Andy_H wrote: View Post
I was a bit surprised to hear how frequently the "ominous" music is reused episode after episode after episode. At first I thought perhaps that in season one, they were trying to save money by not re-scoring every episode. Season 2 definitely has more original music, but I still hear the re-use of prior material.
That was standard practice in television throughout the '60s and '70s; it was only sometime in the '80s that union rules changed to require an original score in every episode.

I can't imgaine wanting to listen to 2 CDs worth (at least) of the same thematic material cut over and over for different episodes.
I don't think you quite understand. Of course this set would feature only the original use of each episode score; there'd be no reason to repeat them. There have been other CD (or before that LP) releases of scores from shows that used lots of tracked music, such as The Twilight Zone and Lost in Space, and the albums only include the original use of each score. Naturally the same would be the case here.

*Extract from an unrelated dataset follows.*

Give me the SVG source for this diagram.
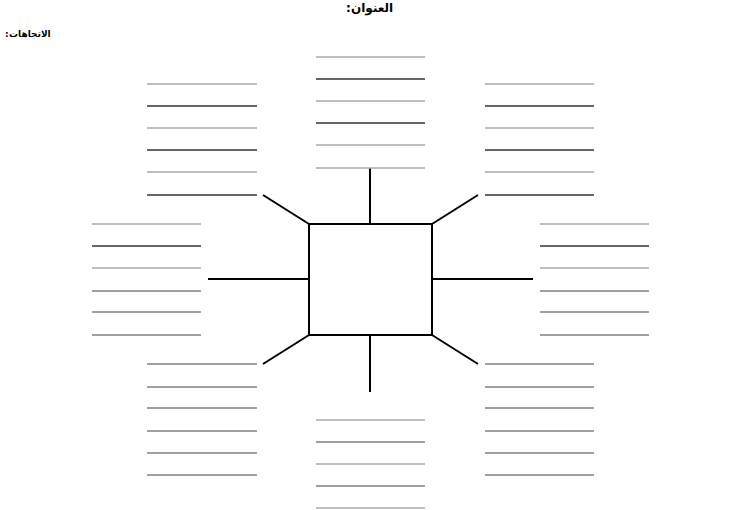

There was original music written for 33 episodes of TOS -- plus Fred Steiner's arrangement of "The Star-Spangled Banner" for "The Omega Glory," the songs from "The Way to Eden," etc. That's a hell of a lot more than 2 CDs' worth of music. The amount of music written for those 33 episodes would've typically been in the vicinity of 20-30 minutes each, though some had less. That's maybe around 14-15 hours of original music, say, without any repetition of cues. Fifteen CDs would come out to 18-19 hours' of content, and we know there are a number of unused, alternate, and bonus cues being included. So it adds up pretty well.

To put it in perspective: to date we've had 7 album or CD releases of TOS scores, plus two Best of Star Trek CD releases that included some TOS music along with other shows -- yet those albums only include music from 21 episode scores, and most of those are incomplete releases. So nearly 8 albums' worth of music only accounts for maybe 60% or less of what exists.